**Task directions**
Only the number is wanted: count the lines that contain "matplotlib".

**Records provided**
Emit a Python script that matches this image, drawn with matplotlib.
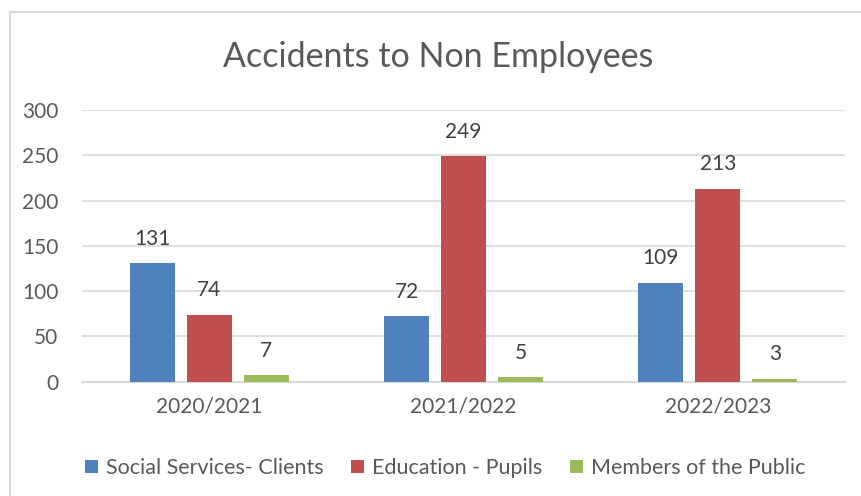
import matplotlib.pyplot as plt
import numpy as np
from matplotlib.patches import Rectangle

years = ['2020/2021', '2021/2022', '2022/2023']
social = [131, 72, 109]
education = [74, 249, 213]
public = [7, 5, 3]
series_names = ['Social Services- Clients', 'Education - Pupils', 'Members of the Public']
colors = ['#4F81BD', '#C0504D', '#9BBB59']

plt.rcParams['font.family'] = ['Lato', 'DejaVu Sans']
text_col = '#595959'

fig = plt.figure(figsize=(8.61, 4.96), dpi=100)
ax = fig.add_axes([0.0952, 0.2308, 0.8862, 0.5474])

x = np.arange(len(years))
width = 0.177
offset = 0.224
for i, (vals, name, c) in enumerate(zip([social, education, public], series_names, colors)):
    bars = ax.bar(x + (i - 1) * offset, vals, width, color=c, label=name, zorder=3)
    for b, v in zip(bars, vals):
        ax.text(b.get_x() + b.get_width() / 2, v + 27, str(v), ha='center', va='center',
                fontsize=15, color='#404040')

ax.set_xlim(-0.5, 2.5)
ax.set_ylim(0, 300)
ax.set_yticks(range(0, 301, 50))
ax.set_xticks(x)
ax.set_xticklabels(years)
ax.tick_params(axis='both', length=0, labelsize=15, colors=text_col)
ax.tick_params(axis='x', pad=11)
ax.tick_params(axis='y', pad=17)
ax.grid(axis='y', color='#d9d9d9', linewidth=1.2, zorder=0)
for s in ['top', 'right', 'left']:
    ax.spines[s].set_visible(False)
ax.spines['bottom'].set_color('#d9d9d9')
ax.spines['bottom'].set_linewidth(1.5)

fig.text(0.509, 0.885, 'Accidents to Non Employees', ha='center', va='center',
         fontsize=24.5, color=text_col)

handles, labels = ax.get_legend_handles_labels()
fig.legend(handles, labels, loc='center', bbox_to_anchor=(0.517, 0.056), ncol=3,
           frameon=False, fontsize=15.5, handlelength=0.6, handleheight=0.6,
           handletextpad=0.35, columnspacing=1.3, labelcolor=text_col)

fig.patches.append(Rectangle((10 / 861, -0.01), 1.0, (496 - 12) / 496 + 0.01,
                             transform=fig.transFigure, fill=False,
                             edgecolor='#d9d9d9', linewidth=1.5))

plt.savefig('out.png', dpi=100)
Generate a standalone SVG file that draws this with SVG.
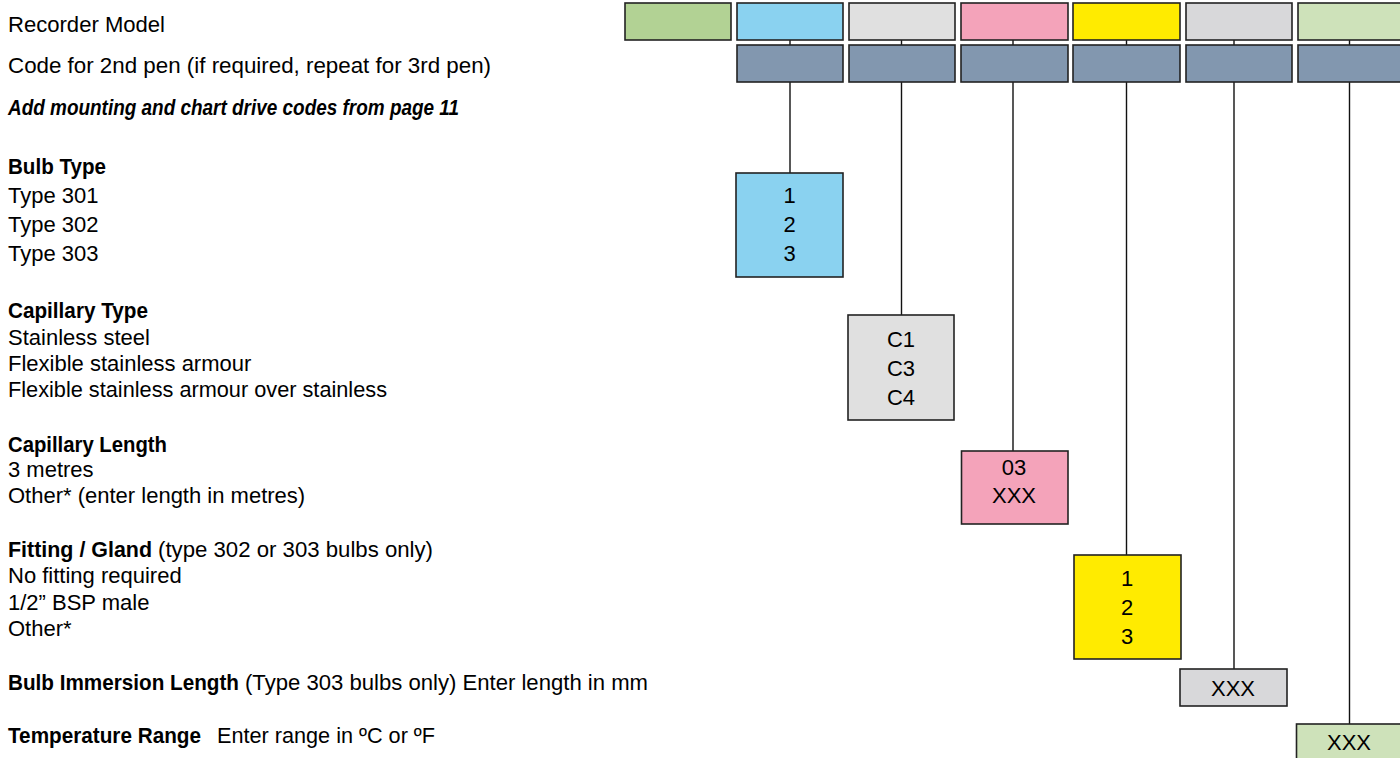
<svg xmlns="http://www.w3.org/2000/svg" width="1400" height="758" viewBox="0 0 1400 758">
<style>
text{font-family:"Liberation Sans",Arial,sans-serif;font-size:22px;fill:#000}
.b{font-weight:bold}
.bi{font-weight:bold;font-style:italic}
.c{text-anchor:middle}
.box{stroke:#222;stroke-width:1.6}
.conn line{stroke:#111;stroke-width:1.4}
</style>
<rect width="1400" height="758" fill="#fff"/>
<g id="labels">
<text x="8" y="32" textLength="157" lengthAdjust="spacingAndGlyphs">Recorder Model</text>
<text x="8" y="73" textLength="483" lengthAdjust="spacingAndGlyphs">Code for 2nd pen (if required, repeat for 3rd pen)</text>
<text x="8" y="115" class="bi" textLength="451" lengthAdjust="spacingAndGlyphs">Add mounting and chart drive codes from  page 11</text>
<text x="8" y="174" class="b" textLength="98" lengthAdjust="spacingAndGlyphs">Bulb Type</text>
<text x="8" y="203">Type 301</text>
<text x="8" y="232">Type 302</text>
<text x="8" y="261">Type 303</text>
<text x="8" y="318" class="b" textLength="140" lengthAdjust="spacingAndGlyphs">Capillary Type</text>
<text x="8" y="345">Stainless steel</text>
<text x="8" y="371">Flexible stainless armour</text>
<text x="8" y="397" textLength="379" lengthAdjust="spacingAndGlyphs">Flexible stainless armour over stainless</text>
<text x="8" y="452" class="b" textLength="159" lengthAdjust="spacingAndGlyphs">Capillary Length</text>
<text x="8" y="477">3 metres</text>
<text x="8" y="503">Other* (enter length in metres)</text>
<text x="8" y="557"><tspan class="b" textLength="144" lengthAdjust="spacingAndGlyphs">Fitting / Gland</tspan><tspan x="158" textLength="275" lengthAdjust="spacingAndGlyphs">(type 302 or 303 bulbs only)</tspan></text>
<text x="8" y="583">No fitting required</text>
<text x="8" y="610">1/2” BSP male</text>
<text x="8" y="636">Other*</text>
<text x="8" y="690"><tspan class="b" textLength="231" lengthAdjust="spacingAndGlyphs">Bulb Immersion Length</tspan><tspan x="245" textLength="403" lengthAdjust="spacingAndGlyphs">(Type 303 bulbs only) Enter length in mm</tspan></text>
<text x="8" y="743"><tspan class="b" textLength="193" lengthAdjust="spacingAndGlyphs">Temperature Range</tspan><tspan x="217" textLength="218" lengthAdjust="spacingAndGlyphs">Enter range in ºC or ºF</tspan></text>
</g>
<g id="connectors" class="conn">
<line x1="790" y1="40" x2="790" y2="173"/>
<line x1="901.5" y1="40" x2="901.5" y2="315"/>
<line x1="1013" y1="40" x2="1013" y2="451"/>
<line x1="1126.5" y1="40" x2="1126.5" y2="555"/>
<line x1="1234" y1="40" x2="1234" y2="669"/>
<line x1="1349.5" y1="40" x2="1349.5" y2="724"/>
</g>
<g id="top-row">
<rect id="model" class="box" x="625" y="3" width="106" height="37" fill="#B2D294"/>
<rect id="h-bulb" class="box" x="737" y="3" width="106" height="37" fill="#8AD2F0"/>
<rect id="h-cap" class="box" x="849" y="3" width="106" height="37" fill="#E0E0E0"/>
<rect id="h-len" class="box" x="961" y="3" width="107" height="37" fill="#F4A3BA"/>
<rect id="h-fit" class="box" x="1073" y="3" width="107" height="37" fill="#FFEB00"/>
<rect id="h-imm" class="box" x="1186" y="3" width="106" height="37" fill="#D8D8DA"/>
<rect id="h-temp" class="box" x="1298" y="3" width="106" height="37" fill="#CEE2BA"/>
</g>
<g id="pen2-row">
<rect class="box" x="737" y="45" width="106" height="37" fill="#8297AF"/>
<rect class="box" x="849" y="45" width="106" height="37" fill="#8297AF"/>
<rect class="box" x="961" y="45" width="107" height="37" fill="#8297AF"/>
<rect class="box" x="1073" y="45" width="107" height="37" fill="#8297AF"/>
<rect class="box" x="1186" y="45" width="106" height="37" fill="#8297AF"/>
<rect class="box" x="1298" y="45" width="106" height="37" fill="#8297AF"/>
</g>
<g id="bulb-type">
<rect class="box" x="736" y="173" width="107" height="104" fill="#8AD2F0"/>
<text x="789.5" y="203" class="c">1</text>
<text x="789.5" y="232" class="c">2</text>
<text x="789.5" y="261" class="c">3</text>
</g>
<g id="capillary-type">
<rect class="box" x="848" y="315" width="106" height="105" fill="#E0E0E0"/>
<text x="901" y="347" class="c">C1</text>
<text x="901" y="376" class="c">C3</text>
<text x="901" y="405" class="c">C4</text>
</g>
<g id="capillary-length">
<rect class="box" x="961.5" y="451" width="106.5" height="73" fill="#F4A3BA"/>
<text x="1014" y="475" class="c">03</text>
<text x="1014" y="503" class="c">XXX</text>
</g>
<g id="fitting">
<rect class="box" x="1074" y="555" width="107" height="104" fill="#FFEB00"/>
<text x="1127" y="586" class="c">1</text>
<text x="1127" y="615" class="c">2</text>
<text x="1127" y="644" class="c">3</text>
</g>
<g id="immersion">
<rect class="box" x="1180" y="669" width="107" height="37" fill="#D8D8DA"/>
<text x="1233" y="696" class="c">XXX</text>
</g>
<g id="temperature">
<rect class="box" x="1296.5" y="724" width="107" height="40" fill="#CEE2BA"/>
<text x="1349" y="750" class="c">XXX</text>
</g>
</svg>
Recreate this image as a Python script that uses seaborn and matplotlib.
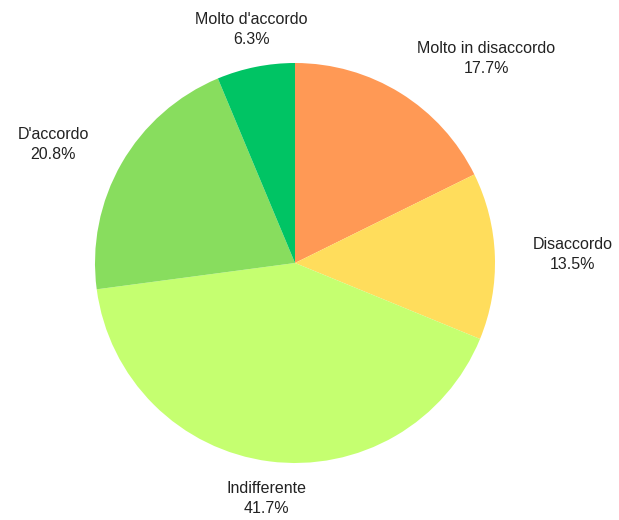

**Written response**
4